Four people, including a ministry employee, will go on trial for allegedly embezzling public funds, falsifying and altering data in the ministry’s electronic system, as well as forging private documents and using them unlawfully.
It follows internal investigations launched by the Education Ministry, which resulted in officials uncovering fraudulent invoices linked to companies that were allegedly doing business with a school, the Public Prosecution said in a statement yesterday.
The probe team concluded that the main suspect – the ministry employee, whose age and nationality were not disclosed – abused his position as administrative and financial affairs head to manipulate the ministry’s database and falsify invoices.
A complaint was filed with the Financial Crimes and Money Laundering Prosecution, which also launched its own investigation.
Specialists from the National Audit Office were assigned to prepare a report to determine whether proper contracting procedures between the school and external entities had been followed.
They also assessed the financial damage caused to the school, and identified those responsible for the alleged violations and forgery in the case documents.
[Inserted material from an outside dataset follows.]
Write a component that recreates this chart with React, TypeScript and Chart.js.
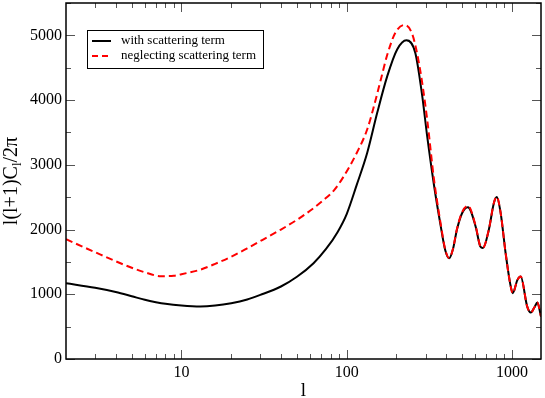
import React, { useEffect, useRef } from "react";
import { Chart, registerables } from "chart.js";

Chart.register(...registerables);

// multipole l and l(l+1)C_l/2pi — with scattering term
const ELL_WITH = [2, 3, 4, 5, 6, 7, 8, 10, 13, 16, 20, 25, 30, 40, 50, 63, 75, 88, 100, 115, 133, 153, 176, 202, 230, 260, 286, 307, 337, 371, 395, 417, 440, 465, 500, 542, 603, 644, 668, 725, 778, 810, 855, 916, 975, 1012, 1080, 1130, 1238, 1302, 1370, 1426, 1500];
const CL_WITH = [1170, 1100, 1035, 970, 915, 878, 852, 825, 810, 825, 862, 920, 990, 1120, 1270, 1480, 1700, 1960, 2240, 2690, 3183, 3803, 4370, 4783, 4925, 4732, 4080, 3442, 2700, 2050, 1680, 1555, 1700, 2000, 2255, 2345, 2048, 1738, 1713, 1997, 2410, 2503, 2255, 1636, 1172, 1017, 1223, 1274, 810, 717, 800, 872, 655];

// neglecting scattering term
const ELL_NEG = [2, 3, 4, 5, 6, 7.5, 9, 10, 13, 16, 20, 25, 31, 40, 50, 60, 72, 84, 96, 115, 133, 146, 161, 176, 197, 223, 250, 278, 307, 337, 371, 395, 417, 440, 465, 500, 542, 603, 644, 668, 725, 778, 810, 855, 916, 975, 1012, 1080, 1130, 1238, 1302, 1370, 1426, 1500];
const CL_NEG = [1850, 1650, 1510, 1410, 1340, 1280, 1285, 1310, 1380, 1470, 1580, 1710, 1842, 2000, 2150, 2290, 2450, 2610, 2822, 3183, 3545, 3900, 4320, 4700, 5040, 5160, 5010, 4474, 3700, 2790, 2080, 1690, 1560, 1705, 2010, 2270, 2365, 2060, 1745, 1720, 2000, 2415, 2505, 2255, 1636, 1172, 1017, 1223, 1274, 810, 717, 800, 872, 655];

const X_MIN = 2;
const X_MAX = 1500;
const Y_MIN = 0;
const Y_MAX = 5500;
const Y_LABELS = [0, 1000, 2000, 3000, 4000, 5000];
const X_LABELS = [10, 100, 1000];

const LEGEND = ["with scattering term", "neglecting scattering term"];
const SERIF = "'Liberation Serif', 'Times New Roman', serif";

const framePlugin = {
  id: "frameTicks",
  afterDatasetsDraw(chart: any) {
    const { ctx, chartArea: a, scales } = chart;
    const xs = scales.x;
    const ys = scales.y;
    ctx.save();
    // ticks
    ctx.strokeStyle = "#555";
    ctx.lineWidth = 1;
    ctx.beginPath();
    for (let v = Y_MIN; v <= Y_MAX; v += 500) {
      const y = Math.round(ys.getPixelForValue(v)) + 0.5;
      const len = v % 1000 === 0 ? 9 : 5;
      ctx.moveTo(a.left, y);
      ctx.lineTo(a.left + len, y);
      ctx.moveTo(a.right, y);
      ctx.lineTo(a.right - len, y);
    }
    for (let d = 1; d <= 1000; d *= 10) {
      for (let m = 1; m <= 9; m++) {
        const v = m * d;
        if (v <= X_MIN || v >= X_MAX) continue;
        const x = Math.round(xs.getPixelForValue(v)) + 0.5;
        const len = m === 1 ? 9 : 5;
        ctx.moveTo(x, a.bottom);
        ctx.lineTo(x, a.bottom - len);
        ctx.moveTo(x, a.top);
        ctx.lineTo(x, a.top + len);
      }
    }
    ctx.stroke();
    // frame
    ctx.strokeStyle = "#000";
    ctx.lineWidth = 1.5;
    ctx.strokeRect(a.left, a.top, a.right - a.left, a.bottom - a.top);

    // legend
    const lx = a.left + 21;
    const ly = a.top + 27;
    ctx.lineWidth = 1;
    ctx.strokeStyle = "#000";
    ctx.strokeRect(lx + 0.5, ly + 0.5, 176, 38);
    ctx.lineWidth = 2;
    ctx.beginPath();
    ctx.moveTo(lx + 5, ly + 11);
    ctx.lineTo(lx + 24, ly + 11);
    ctx.stroke();
    ctx.strokeStyle = "#ff0000";
    ctx.setLineDash([6, 4]);
    ctx.beginPath();
    ctx.moveTo(lx + 5, ly + 26);
    ctx.lineTo(lx + 24, ly + 26);
    ctx.stroke();
    ctx.setLineDash([]);
    ctx.fillStyle = "#000";
    ctx.font = `13px ${SERIF}`;
    ctx.textBaseline = "middle";
    ctx.textAlign = "left";
    ctx.fillText(LEGEND[0], lx + 34, ly + 11);
    ctx.fillText(LEGEND[1], lx + 34, ly + 26);

    // x title
    ctx.font = `19px ${SERIF}`;
    ctx.textAlign = "center";
    ctx.textBaseline = "alphabetic";
    ctx.fillText("l", (a.left + a.right) / 2, 396);

    // y title with subscript
    ctx.translate(17, (a.top + a.bottom) / 2);
    ctx.rotate(-Math.PI / 2);
    const big = `20px ${SERIF}`;
    const small = `13px ${SERIF}`;
    const p1 = "l(l+1)C";
    const p2 = "l";
    const p3 = "/2\u03c0";
    ctx.font = big;
    const w1 = ctx.measureText(p1).width;
    const w3 = ctx.measureText(p3).width;
    ctx.font = small;
    const w2 = ctx.measureText(p2).width;
    const total = w1 + w2 + w3;
    let cx = -total / 2;
    ctx.textAlign = "left";
    ctx.font = big;
    ctx.fillText(p1, cx, 0);
    cx += w1;
    ctx.font = small;
    ctx.fillText(p2, cx, 4);
    cx += w2;
    ctx.font = big;
    ctx.fillText(p3, cx, 0);
    ctx.restore();
  },
};

export default function App() {
  const ref = useRef<HTMLCanvasElement | null>(null);
  useEffect(() => {
    if (!ref.current) return;
    const chart = new Chart(ref.current, {
      type: "line",
      data: {
        datasets: [
          {
            label: LEGEND[1],
            data: ELL_NEG.map((l, i) => ({ x: l, y: CL_NEG[i] })),
            borderColor: "#ff0000",
            borderWidth: 2,
            borderDash: [7, 4],
            pointRadius: 0,
            fill: false,
            cubicInterpolationMode: "monotone",
            order: 0,
          },
          {
            label: LEGEND[0],
            data: ELL_WITH.map((l, i) => ({ x: l, y: CL_WITH[i] })),
            borderColor: "#000000",
            borderWidth: 2,
            pointRadius: 0,
            fill: false,
            cubicInterpolationMode: "monotone",
            order: 1,
          },
        ],
      },
      options: {
        responsive: false,
        animation: false,
        events: [],
        layout: { padding: { top: 3, right: 4, left: 0, bottom: 0 } },
        plugins: {
          legend: { display: false },
          tooltip: { enabled: false },
          title: { display: false },
        },
        scales: {
          x: {
            type: "logarithmic",
            min: X_MIN,
            max: X_MAX,
            grid: { display: false, drawTicks: false },
            border: { display: false },
            afterBuildTicks: (s: any) => {
              s.ticks = X_LABELS.map((v) => ({ value: v }));
            },
            afterFit: (s: any) => {
              s.height = 39;
              s.paddingLeft = 0;
              s.paddingRight = 0;
            },
            ticks: {
              autoSkip: false,
              maxRotation: 0,
              padding: 4,
              color: "#000",
              font: { family: SERIF, size: 16 },
              callback: (v: any) => String(v),
            },
          },
          y: {
            type: "linear",
            min: Y_MIN,
            max: Y_MAX,
            grid: { display: false, drawTicks: false },
            border: { display: false },
            afterBuildTicks: (s: any) => {
              s.ticks = Y_LABELS.map((v) => ({ value: v }));
            },
            afterFit: (s: any) => {
              s.width = 66;
              s.paddingTop = 0;
              s.paddingBottom = 0;
            },
            ticks: {
              padding: 4,
              color: "#000",
              font: { family: SERIF, size: 16 },
              callback: (v: any) => String(v),
            },
          },
        },
      },
      plugins: [framePlugin],
    });
    return () => chart.destroy();
  }, []);
  return (
    <div style={{ position: "fixed", left: 0, top: 0, width: 545, height: 398, background: "#fff" }}>
      <canvas ref={ref} width={545} height={398} />
    </div>
  );
}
Permission was also granted to lift banking secrecy on related accounts.
These procedures revealed the existence of fabricated invoices and documents attributed to commercial institutions dealing with the school, resulting in payments being made from the school’s budget.
Additionally, phantom invoices and cancelled ones were identified. These were amounts that were never collected by the supposed companies, contrary to what was recorded in the school’s electronic financial system.
The suspects, including three Asians, were interrogated and confronted with the evidence.
The ministry employee told the Public Prosecution that he had directed one of the Asian defendants to submit false invoices to withdraw funds from the school’s budget, and also admitted to directly contracting with a company owned by his wife.
Two other defendants confessed to fabricating invoices and handing them over to the employee upon his request.
The four individuals will go on trial at the High Criminal Court on September 22.